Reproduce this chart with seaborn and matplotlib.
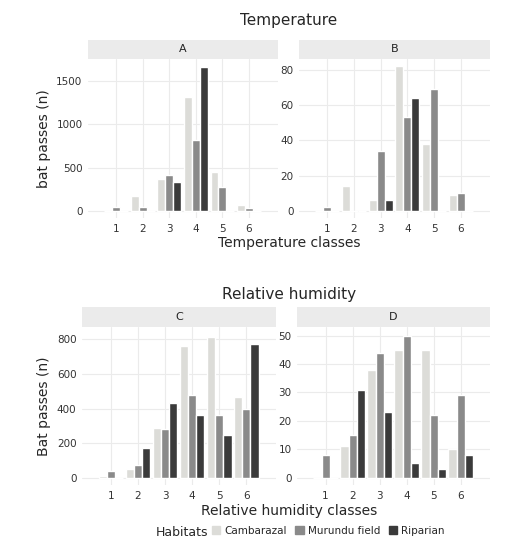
import matplotlib
matplotlib.use("Agg")
import matplotlib.pyplot as plt
import seaborn as sns
import pandas as pd

classes = ["1", "2", "3", "4", "5", "6"]
habitats = ["Cambarazal", "Murundu field", "Riparian"]
colors = ["#dcdcd8", "#8a8a8a", "#3a3a3a"]

a_cam = [0, 175, 370, 1310, 455, 75]
a_mur = [50, 50, 410, 820, 280, 40]
a_rip = [0, 0, 340, 1655, 0, 0]
b_cam = [0, 14, 6, 82, 38, 9]
b_mur = [2, 0, 34, 53, 69, 10]
b_rip = [0, 0, 6, 64, 0, 0]
c_cam = [10, 50, 290, 760, 815, 465]
c_mur = [40, 75, 285, 480, 365, 400]
c_rip = [0, 175, 435, 365, 250, 770]
d_cam = [0, 11, 38, 45, 45, 10]
d_mur = [8, 15, 44, 50, 22, 29]
d_rip = [0, 31, 23, 5, 3, 8]


def make_df(cam, mur, rip):
    rows = []
    for h, vals in zip(habitats, [cam, mur, rip]):
        for c, v in zip(classes, vals):
            rows.append({"cls": c, "hab": h, "n": v})
    return pd.DataFrame(rows)


sns.set_theme(style="white")
plt.rcParams["font.family"] = ["DejaVu Sans"]
W, H = 532, 557
fig = plt.figure(figsize=(W / 100, H / 100), dpi=100)


def panel(x0, x1, ys, ye, yb, data, label, ticks, ylabel=None):
    # strip axes on top
    sax = fig.add_axes([x0 / W, 1 - ye / H, (x1 - x0) / W, (ye - ys) / H])
    sax.set_facecolor("#ebebeb")
    sax.set_xticks([]); sax.set_yticks([])
    for s in sax.spines.values():
        s.set_visible(False)
    sax.text(0.5, 0.5, label, ha="center", va="center", fontsize=8, color="#222222")
    ax = fig.add_axes([x0 / W, 1 - yb / H, (x1 - x0) / W, (yb - ye) / H])
    sns.barplot(data=data, x="cls", y="n", hue="hab", hue_order=habitats,
                palette=colors, width=0.9, ax=ax, legend=False, saturation=1)
    ax.set_xlim(-1.06, 6.09)
    ax.set_yticks(ticks)
    ax.grid(True, color="#ebebeb", linewidth=0.8)
    ax.set_axisbelow(True)
    for s in ax.spines.values():
        s.set_visible(False)
    ax.tick_params(labelsize=7.5, length=2, colors="#333333", pad=2)
    ax.set_xlabel("")
    ax.set_ylabel(ylabel if ylabel else "", fontsize=10)
    return ax


axA = panel(88, 278, 40, 59, 218, make_df(a_cam, a_mur, a_rip), "A", [0, 500, 1000, 1500], "bat passes (n)")
axA.set_ylim(-80, 1750)
axB = panel(299, 490, 40, 59, 218, make_df(b_cam, b_mur, b_rip), "B", [0, 20, 40, 60, 80])
axB.set_ylim(-4, 86)
axC = panel(82, 276, 307, 327, 485, make_df(c_cam, c_mur, c_rip), "C", [0, 200, 400, 600, 800], "Bat passes (n)")
axC.set_ylim(-40, 870)
axD = panel(297, 490, 307, 327, 485, make_df(d_cam, d_mur, d_rip), "D", [0, 10, 20, 30, 40, 50])
axD.set_ylim(-2.6, 53)

fig.text(289 / W, 1 - 20 / H, "Temperature", ha="center", va="center", fontsize=11)
fig.text(289 / W, 1 - 243 / H, "Temperature classes", ha="center", va="center", fontsize=10)
fig.text(289 / W, 1 - 294 / H, "Relative humidity", ha="center", va="center", fontsize=11)
fig.text(289 / W, 1 - 511 / H, "Relative humidity classes", ha="center", va="center", fontsize=10)

handles = [plt.Rectangle((0, 0), 1, 1, color=c) for c in colors]
fig.legend(handles, habitats, loc="center left", bbox_to_anchor=(212 / W, 1 - 531 / H),
           ncol=3, frameon=False, fontsize=7.5, handlelength=0.8,
           handleheight=0.8, handletextpad=0.4, columnspacing=0.8,
           borderaxespad=0, borderpad=0)
fig.text(208 / W, 1 - 532 / H, "Habitats", ha="right", va="center", fontsize=9)

fig.savefig("out.png", dpi=100, facecolor="white")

## WHAT IS EXPECTED
Every line above should be repeated exactly; pictures stay out of the copy.

## THE SOLUTION
Reproduce this chart with seaborn and matplotlib.
import matplotlib
matplotlib.use("Agg")
import matplotlib.pyplot as plt
import seaborn as sns
import pandas as pd

classes = ["1", "2", "3", "4", "5", "6"]
habitats = ["Cambarazal", "Murundu field", "Riparian"]
colors = ["#dcdcd8", "#8a8a8a", "#3a3a3a"]

a_cam = [0, 175, 370, 1310, 455, 75]
a_mur = [50, 50, 410, 820, 280, 40]
a_rip = [0, 0, 340, 1655, 0, 0]
b_cam = [0, 14, 6, 82, 38, 9]
b_mur = [2, 0, 34, 53, 69, 10]
b_rip = [0, 0, 6, 64, 0, 0]
c_cam = [10, 50, 290, 760, 815, 465]
c_mur = [40, 75, 285, 480, 365, 400]
c_rip = [0, 175, 435, 365, 250, 770]
d_cam = [0, 11, 38, 45, 45, 10]
d_mur = [8, 15, 44, 50, 22, 29]
d_rip = [0, 31, 23, 5, 3, 8]


def make_df(cam, mur, rip):
    rows = []
    for h, vals in zip(habitats, [cam, mur, rip]):
        for c, v in zip(classes, vals):
            rows.append({"cls": c, "hab": h, "n": v})
    return pd.DataFrame(rows)


sns.set_theme(style="white")
plt.rcParams["font.family"] = ["DejaVu Sans"]
W, H = 532, 557
fig = plt.figure(figsize=(W / 100, H / 100), dpi=100)


def panel(x0, x1, ys, ye, yb, data, label, ticks, ylabel=None):
    # strip axes on top
    sax = fig.add_axes([x0 / W, 1 - ye / H, (x1 - x0) / W, (ye - ys) / H])
    sax.set_facecolor("#ebebeb")
    sax.set_xticks([]); sax.set_yticks([])
    for s in sax.spines.values():
        s.set_visible(False)
    sax.text(0.5, 0.5, label, ha="center", va="center", fontsize=8, color="#222222")
    ax = fig.add_axes([x0 / W, 1 - yb / H, (x1 - x0) / W, (yb - ye) / H])
    sns.barplot(data=data, x="cls", y="n", hue="hab", hue_order=habitats,
                palette=colors, width=0.9, ax=ax, legend=False, saturation=1)
    ax.set_xlim(-1.06, 6.09)
    ax.set_yticks(ticks)
    ax.grid(True, color="#ebebeb", linewidth=0.8)
    ax.set_axisbelow(True)
    for s in ax.spines.values():
        s.set_visible(False)
    ax.tick_params(labelsize=7.5, length=2, colors="#333333", pad=2)
    ax.set_xlabel("")
    ax.set_ylabel(ylabel if ylabel else "", fontsize=10)
    return ax


axA = panel(88, 278, 40, 59, 218, make_df(a_cam, a_mur, a_rip), "A", [0, 500, 1000, 1500], "bat passes (n)")
axA.set_ylim(-80, 1750)
axB = panel(299, 490, 40, 59, 218, make_df(b_cam, b_mur, b_rip), "B", [0, 20, 40, 60, 80])
axB.set_ylim(-4, 86)
axC = panel(82, 276, 307, 327, 485, make_df(c_cam, c_mur, c_rip), "C", [0, 200, 400, 600, 800], "Bat passes (n)")
axC.set_ylim(-40, 870)
axD = panel(297, 490, 307, 327, 485, make_df(d_cam, d_mur, d_rip), "D", [0, 10, 20, 30, 40, 50])
axD.set_ylim(-2.6, 53)

fig.text(289 / W, 1 - 20 / H, "Temperature", ha="center", va="center", fontsize=11)
fig.text(289 / W, 1 - 243 / H, "Temperature classes", ha="center", va="center", fontsize=10)
fig.text(289 / W, 1 - 294 / H, "Relative humidity", ha="center", va="center", fontsize=11)
fig.text(289 / W, 1 - 511 / H, "Relative humidity classes", ha="center", va="center", fontsize=10)

handles = [plt.Rectangle((0, 0), 1, 1, color=c) for c in colors]
fig.legend(handles, habitats, loc="center left", bbox_to_anchor=(212 / W, 1 - 531 / H),
           ncol=3, frameon=False, fontsize=7.5, handlelength=0.8,
           handleheight=0.8, handletextpad=0.4, columnspacing=0.8,
           borderaxespad=0, borderpad=0)
fig.text(208 / W, 1 - 532 / H, "Habitats", ha="right", va="center", fontsize=9)

fig.savefig("out.png", dpi=100, facecolor="white")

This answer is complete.